• **Given exercise**: Give every entry again, unchanged, and leave its images out.

• **Entries**:
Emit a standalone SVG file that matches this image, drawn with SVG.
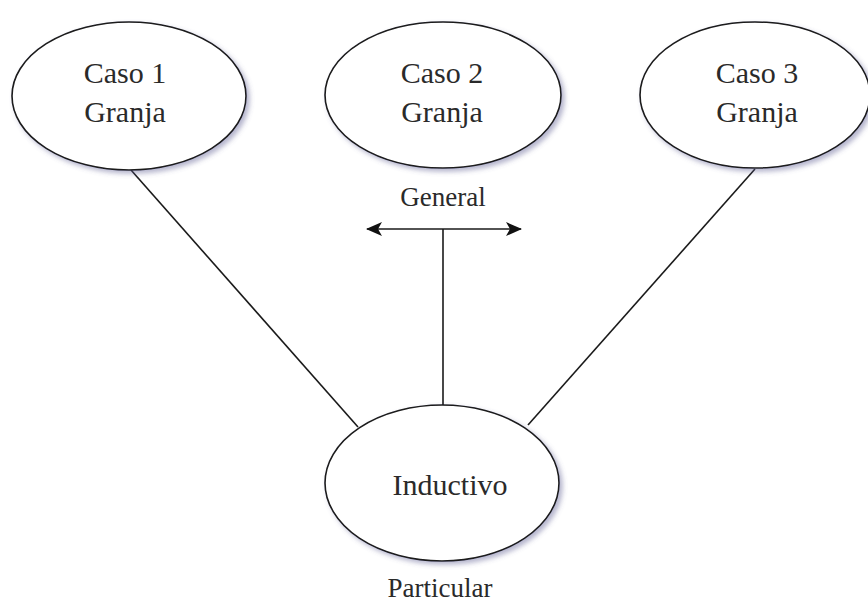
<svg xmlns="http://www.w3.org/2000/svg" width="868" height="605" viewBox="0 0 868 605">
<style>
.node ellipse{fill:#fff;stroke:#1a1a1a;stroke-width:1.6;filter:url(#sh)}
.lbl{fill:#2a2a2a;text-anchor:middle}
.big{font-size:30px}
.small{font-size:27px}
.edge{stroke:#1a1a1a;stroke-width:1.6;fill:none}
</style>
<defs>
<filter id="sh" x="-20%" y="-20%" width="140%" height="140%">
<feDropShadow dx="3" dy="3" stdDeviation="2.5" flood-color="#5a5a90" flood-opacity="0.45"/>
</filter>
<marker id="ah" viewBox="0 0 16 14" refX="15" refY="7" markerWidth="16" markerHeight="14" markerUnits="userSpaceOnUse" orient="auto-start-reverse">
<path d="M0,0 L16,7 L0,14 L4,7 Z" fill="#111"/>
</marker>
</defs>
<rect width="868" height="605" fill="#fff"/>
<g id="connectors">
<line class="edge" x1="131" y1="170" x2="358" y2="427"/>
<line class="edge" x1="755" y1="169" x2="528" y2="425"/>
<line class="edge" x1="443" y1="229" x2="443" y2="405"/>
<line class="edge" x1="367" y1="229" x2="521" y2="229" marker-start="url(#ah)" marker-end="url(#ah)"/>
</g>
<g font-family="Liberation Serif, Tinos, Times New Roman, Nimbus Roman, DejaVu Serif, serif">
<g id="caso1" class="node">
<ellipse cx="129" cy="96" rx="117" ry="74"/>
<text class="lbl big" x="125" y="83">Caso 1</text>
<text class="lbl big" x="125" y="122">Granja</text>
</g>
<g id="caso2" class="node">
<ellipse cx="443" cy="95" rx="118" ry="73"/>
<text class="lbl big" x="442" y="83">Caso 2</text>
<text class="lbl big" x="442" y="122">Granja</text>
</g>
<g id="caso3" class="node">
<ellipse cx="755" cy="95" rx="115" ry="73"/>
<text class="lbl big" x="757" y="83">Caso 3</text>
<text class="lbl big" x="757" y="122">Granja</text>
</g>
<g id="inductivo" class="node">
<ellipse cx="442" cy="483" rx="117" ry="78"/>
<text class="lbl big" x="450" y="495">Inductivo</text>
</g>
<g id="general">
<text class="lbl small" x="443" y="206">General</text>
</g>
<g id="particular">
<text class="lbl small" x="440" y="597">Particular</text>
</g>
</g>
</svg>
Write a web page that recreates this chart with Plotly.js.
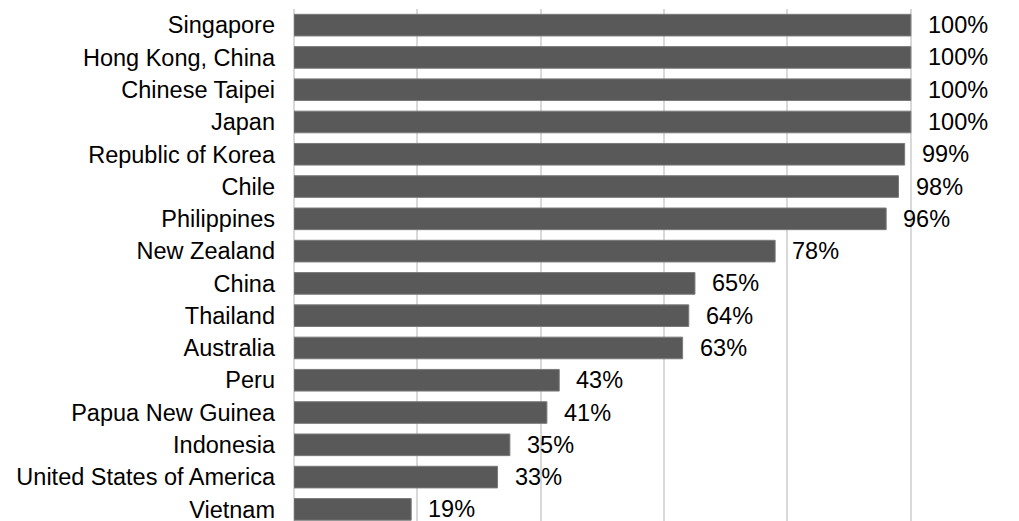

• **The output**:
Emit a standalone SVG file that matches this image, drawn with SVG.
<svg xmlns="http://www.w3.org/2000/svg" width="868" height="605" viewBox="0 0 868 605">
<style>
.node ellipse{fill:#fff;stroke:#1a1a1a;stroke-width:1.6;filter:url(#sh)}
.lbl{fill:#2a2a2a;text-anchor:middle}
.big{font-size:30px}
.small{font-size:27px}
.edge{stroke:#1a1a1a;stroke-width:1.6;fill:none}
</style>
<defs>
<filter id="sh" x="-20%" y="-20%" width="140%" height="140%">
<feDropShadow dx="3" dy="3" stdDeviation="2.5" flood-color="#5a5a90" flood-opacity="0.45"/>
</filter>
<marker id="ah" viewBox="0 0 16 14" refX="15" refY="7" markerWidth="16" markerHeight="14" markerUnits="userSpaceOnUse" orient="auto-start-reverse">
<path d="M0,0 L16,7 L0,14 L4,7 Z" fill="#111"/>
</marker>
</defs>
<rect width="868" height="605" fill="#fff"/>
<g id="connectors">
<line class="edge" x1="131" y1="170" x2="358" y2="427"/>
<line class="edge" x1="755" y1="169" x2="528" y2="425"/>
<line class="edge" x1="443" y1="229" x2="443" y2="405"/>
<line class="edge" x1="367" y1="229" x2="521" y2="229" marker-start="url(#ah)" marker-end="url(#ah)"/>
</g>
<g font-family="Liberation Serif, Tinos, Times New Roman, Nimbus Roman, DejaVu Serif, serif">
<g id="caso1" class="node">
<ellipse cx="129" cy="96" rx="117" ry="74"/>
<text class="lbl big" x="125" y="83">Caso 1</text>
<text class="lbl big" x="125" y="122">Granja</text>
</g>
<g id="caso2" class="node">
<ellipse cx="443" cy="95" rx="118" ry="73"/>
<text class="lbl big" x="442" y="83">Caso 2</text>
<text class="lbl big" x="442" y="122">Granja</text>
</g>
<g id="caso3" class="node">
<ellipse cx="755" cy="95" rx="115" ry="73"/>
<text class="lbl big" x="757" y="83">Caso 3</text>
<text class="lbl big" x="757" y="122">Granja</text>
</g>
<g id="inductivo" class="node">
<ellipse cx="442" cy="483" rx="117" ry="78"/>
<text class="lbl big" x="450" y="495">Inductivo</text>
</g>
<g id="general">
<text class="lbl small" x="443" y="206">General</text>
</g>
<g id="particular">
<text class="lbl small" x="440" y="597">Particular</text>
</g>
</g>
</svg>
Write a web page that recreates this chart with Plotly.js.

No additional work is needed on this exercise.